Background: Metagenomics is the study of genomic content in mass from an environment
of interest such as the human gut or soil. Taxonomy is one of the most important fields of metagenomics,
which is the science of defining and naming groups of microbial organisms that share the
same characteristics. The problem of taxonomy classification is the identification and quantification of
microbial species or higher-level taxa sampled by high throughput sequencing.
Objective: Although many methods exist to deal with the taxonomic classification problem, assignment
to low taxonomic ranks remains an important challenge for binning methods as is scalability to Gbsized
datasets generated with deep sequencing techniques.
Methods: In this paper, we introduce NLP-MeTaxa, a novel composition-based method for taxonomic
binning, which relies on the use of words embeddings and deep learning architecture. The new proposed
approach is word-based, where the metagenomic DNA fragments are processed as a set of overlapping
words by using the word2vec model to vectorize them in order to feed the deep learning model.
NLP-MeTaxa output is visualized as NCBI taxonomy tree, this representation helps to show the connection
between the predicted taxonomic identifiers. NLP-MeTaxa was trained on large-scale data from
the NCBI RefSeq, more than 14,000 complete microbial genomes. The NLP-MeTaxa code is available
at the website: https://github.com/padriba/NLP_MeTaxa/.
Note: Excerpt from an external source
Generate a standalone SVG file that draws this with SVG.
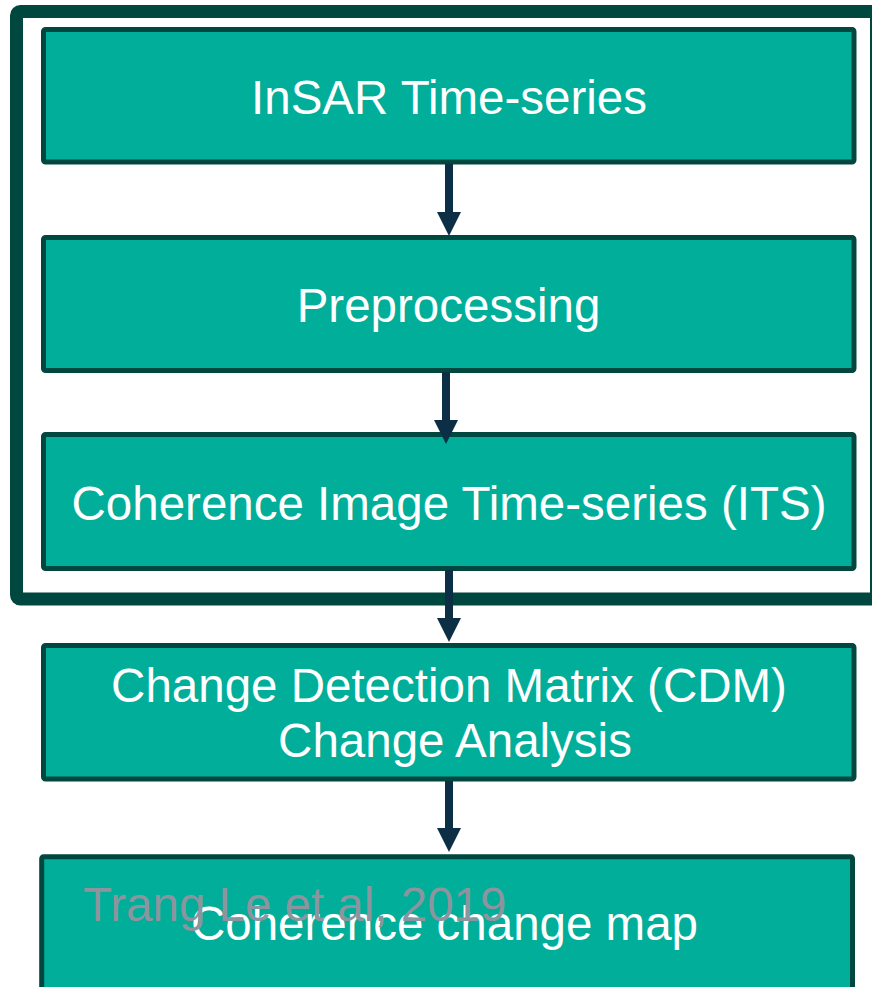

Results: We evaluated NLP-MeTaxa with a real and simulated metagenomic dataset and compared our
results to other tools' results. The experimental results have shown that our method outperforms the
other methods especially for the classification of low-ranking taxonomic class such as species and genus.
Conclusion: In summary, our new method might provide novel insight for understanding the microbial
community through the identification of the organisms it might contain.